The problem is social media’s effectiveness in removing the individual from physical interaction.
Among other factors is its ability to eliminate subtleties in personality most often revealed through non-verbal communication, i.e., body language, and reactionary responses that only come in real-time.
This is important to note because although cultural understanding can come from conversations held online, cultural transmission is much more nuanced through the ways we communicate.
If you were taking social cues from someone focused on their phone during a physical world interaction you may consider it appropriate to also become lost in the novelty.
By novelty I am referring to the many ways in which publicly accessible technology is entertainment endowed with misguided importance, and in some cases, even mistaken for learning tools
Los Angeles Unified School District has distributed iPads to its students, effectively undermining teacher-student interaction and distancing the lesson from the classroom.
This can have a damaging effect on what should be considered an opportunity to gain insight from others.
It is similar to the differences between reading a book in a nice quiet library and attempting to achieve the same level of concentration while reading next to a freeway. You are understandably distracted.
When you cognitively enter your phone while out with friends, not only do you isolate yourself, but you miss out on an opportunity for growth.

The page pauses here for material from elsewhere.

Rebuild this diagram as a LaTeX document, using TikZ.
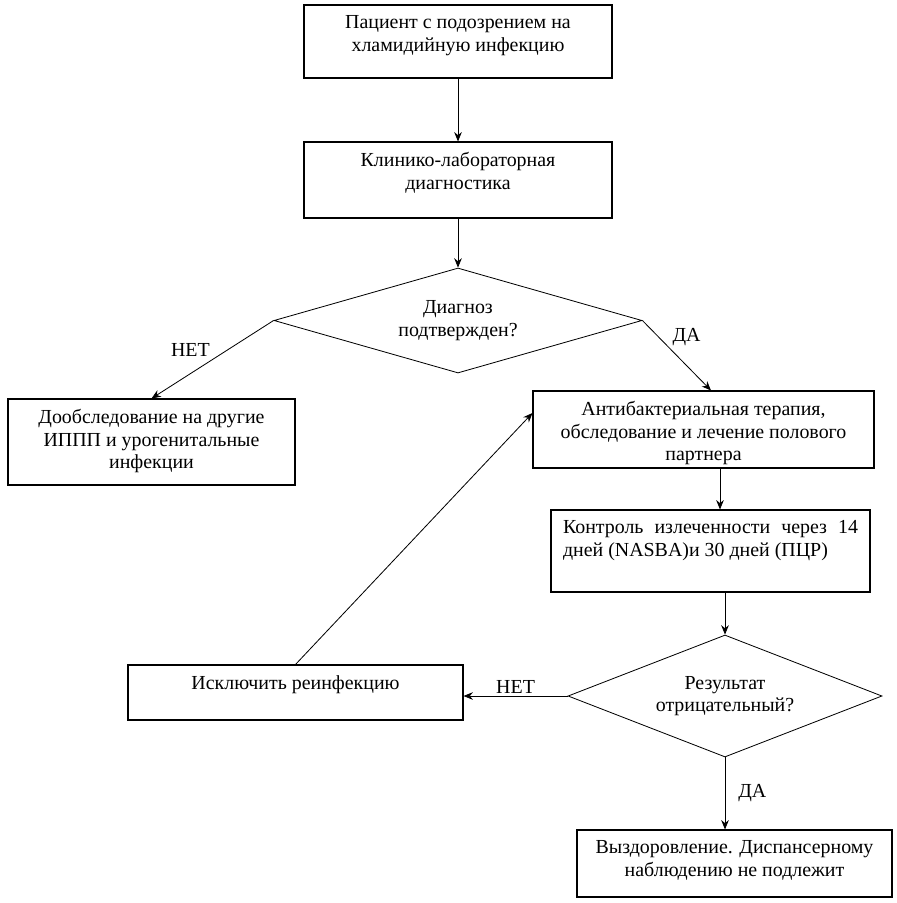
\documentclass[tikz,border=0pt]{standalone}
\usepackage{fontspec}
\setmainfont{Liberation Serif}
\usetikzlibrary{shapes.geometric,arrows.meta}

\tikzstyle{process} = [rectangle, draw=black, line width=0.9pt, inner sep=0pt, text centered, fill=white]
\tikzstyle{decision} = [diamond, aspect=3, draw=black, line width=0.7pt, inner sep=0pt, align=center, fill=white]
\tikzstyle{arrow} = [line width=0.7pt,->,>={Stealth[length=8pt,width=6.5pt]}]
\tikzstyle{answer} = [inner sep=2pt]

\newcommand{\boxtext}[3]{\parbox[c][#1][t]{#2}{\centering\vspace*{0.32cm}#3}}

\begin{document}
\begin{tikzpicture}[font=\fontsize{17}{19.2}\selectfont]
	\useasboundingbox (0,0) rectangle (26.91,-27.09);
	% Place nodes
	\node [process, minimum width=9.24cm] (Patient) at (13.74,-1.245) {\boxtext{2.19cm}{8.5cm}{Пациент с подозрением на\\хламидийную инфекцию}};
	\node [process, minimum width=9.24cm, below of=Patient, node distance=4.155cm] (Clinic) {\boxtext{2.28cm}{8.5cm}{Клинико-лабораторная\\диагностика}};
	\node [decision, minimum width=11.04cm, minimum height=3.15cm, below of=Clinic, node distance=4.215cm] (Diagnosis) {Диагноз\\подтвержден?};
	\node [process, minimum width=8.61cm, below of=Diagnosis, node distance=3.645cm, xshift=-9.195cm] (Extra) {\boxtext{2.58cm}{8.2cm}{Дообследование на другие\\ИППП и урогенитальные\\инфекции}};
	\node [process, minimum width=10.23cm, below of=Diagnosis, node distance=3.27cm, xshift=7.365cm] (Therapy) {\boxtext{2.31cm}{9.6cm}{Антибактериальная терапия,\\обследование и лечение полового\\партнера}};
	\node [process, minimum width=9.57cm, below of=Therapy, node distance=3.645cm, xshift=0.21cm] (Control) {\parbox[c][2.46cm][t]{8.85cm}{\vspace*{0.32cm}Контроль излеченности через 14\linebreak дней (NASBA)и 30 дней (ПЦР)}};
	\node [decision, minimum width=9.42cm, minimum height=3.66cm, below of=Control, node distance=4.35cm, xshift=0.435cm] (Result) {Результат\\отрицательный?};
	\node [process, minimum width=10.05cm, left of=Result, node distance=12.885cm, yshift=0.105cm] (Exclude) {\boxtext{1.65cm}{9.5cm}{Исключить реинфекцию}};
	\node [process, minimum width=9.45cm, below of=Result, node distance=5.025cm, xshift=0.285cm] (Final) {\boxtext{2.01cm}{8.9cm}{Выздоровление. Диспансерному\\наблюдению не подлежит}};
	% Draw edges
	\draw [arrow] (Patient.south) -- (Clinic.south |- Clinic.north);
	\draw [arrow] (Clinic.south) -- (Diagnosis.north);
	\draw [arrow] (Diagnosis.west) -- node [answer, pos=0.5, above left] {НЕТ} (Extra.north);
	\draw [arrow] (Diagnosis.east) -- node [answer, pos=0.4, above right] {ДА} ([xshift=0.225cm]Therapy.north);
	\draw [arrow] ([xshift=0.495cm]Therapy.south) -- ([xshift=0.495cm]Therapy.south |- Control.north);
	\draw [arrow] (Control.south -| Result.north) -- (Result.north);
	\draw [arrow] (Result.west) -- node [answer, above] {НЕТ} (Result.west -| Exclude.east);
	\draw [arrow] (Result.south) -- node [answer, right=9pt] {ДА} (Result.south |- Final.north);
	\draw [arrow] (Exclude.north) -- ([yshift=0.495cm]Therapy.west);
\end{tikzpicture}
\end{document}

Many of the great ideas we learn here at City College have come from people who spent their lives devoted to their fields. But devotion also comes with ability to spot trends and variations in the environment.
The only way to grow applicable conclusions about the world is to observe your surroundings and draw conclusions from them.
If you are disconnected from the world, as seemingly more people frequently are, then where will those insights of what can be drawn from outside digital interaction come from?
Social media generally distracts and for the large majority of people is not used as a means to measure the world.
It should mostly be used for connecting ideologies and closing physical distances.